Times are changing for a millennium old festival in provincial Japan that features naked men, with a top railway operator saying advertisements for the event were too racy.
The northern city of Oshu draws thousands of tourists with its Somin Festival in February in which naked men pile upon one another and frolic about late into the night to pray for good luck.
The city has printed posters for the festival for decades, but East Japan Railway, better known as JR East, refused to put up the advertisement at train stations this year for the first time.
PHOTO: AFP
loincloths
The poster for this year's festival on Feb. 13 has a bearded middle-aged man with thick chest hair who appears to be howling. Other men, wearing only loincloths, cluster in the background.
JR East's branch in Morioka, which covers the region including Oshu, said displaying the poster could constitute sexual harassment.
"Train stations are used by a wide range of people and it is highly possible that some passengers may be offended by the poster design," branch spokesman Kaichi Yamasaki said.
"The impression the poster leaves is a bit unsettling," he said.
Public nudity has been gradually growing more taboo in Japan but remains common in traditional bathhouses and hot springs.
Kumiko Chiba, an Oshu official in charge of festival affairs, said the city initially brought the poster to JR East in November and hoped the company would take 600 as usual.
After the company asked for changes, the local government put white loincloths on all of the men who originally were naked.
"But the poster was again turned down," Chiba said. "We gave up on any more modifications due to the costs and the approaching date of the festival," Chiba said.

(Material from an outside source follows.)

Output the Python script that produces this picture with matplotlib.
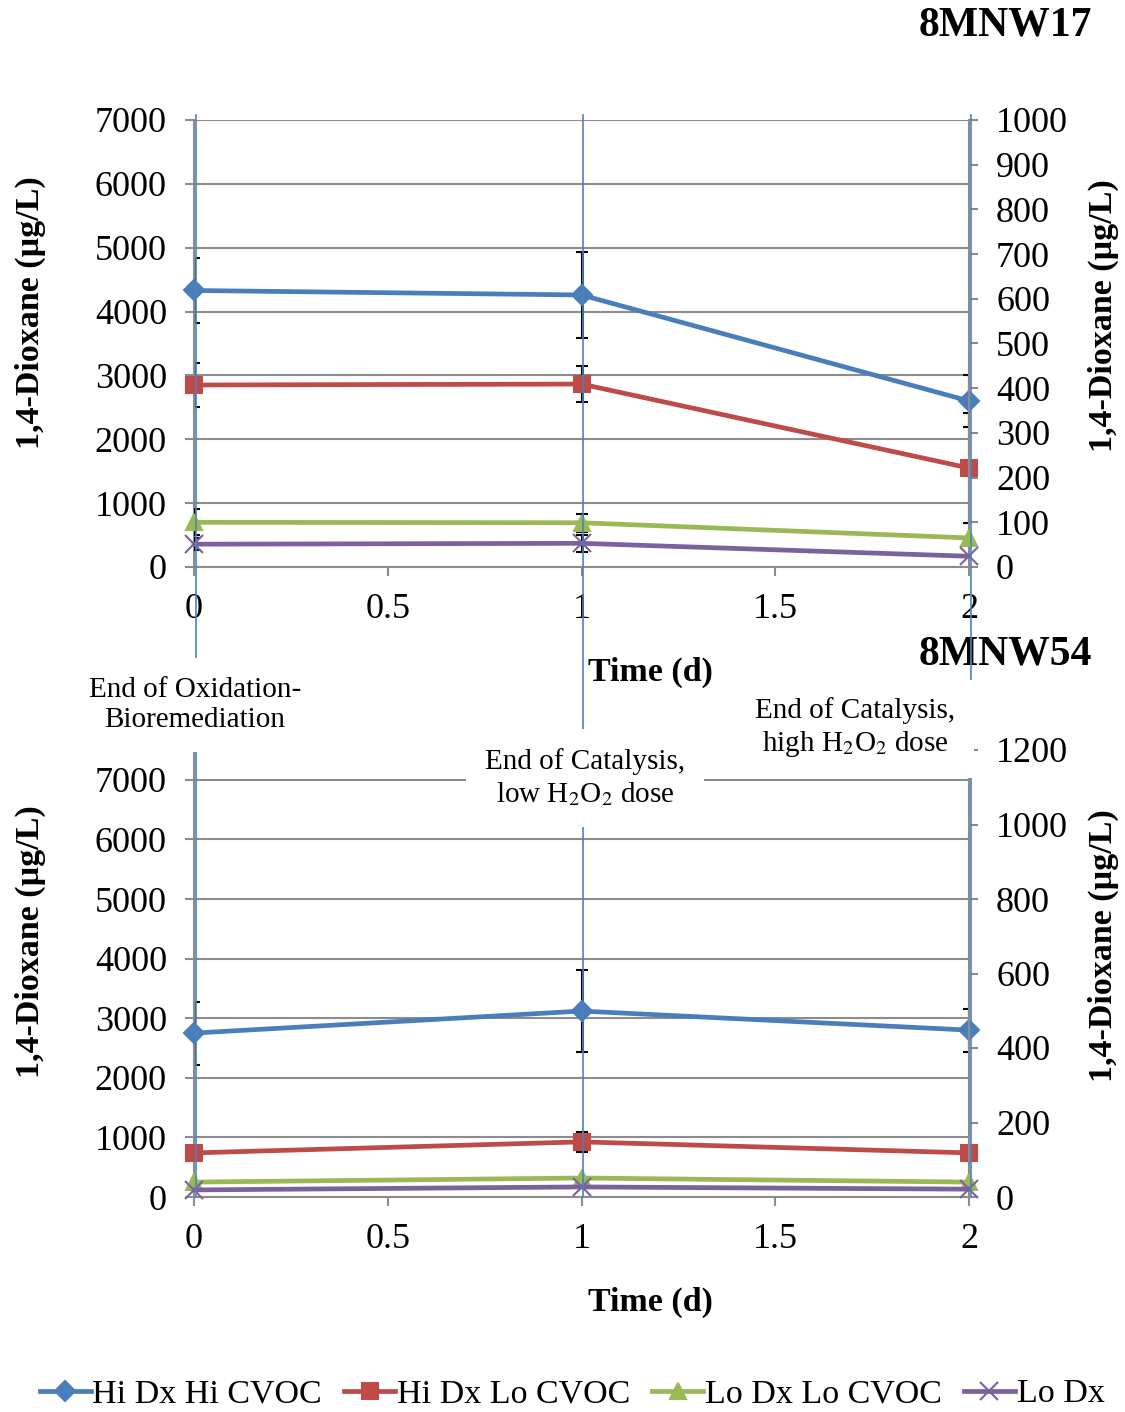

"We regret this because an advertisement at train stations can usually catch many people's attention," she said.
chest hair?
With JR East not specifying the complaint, the middle-aged man in the poster wondered if the real objection was to his chest hair, which is relatively rare in East Asia.
"But I don't care as it's all a matter of personal taste," the man, a 20-year veteran of the festival, told a television network.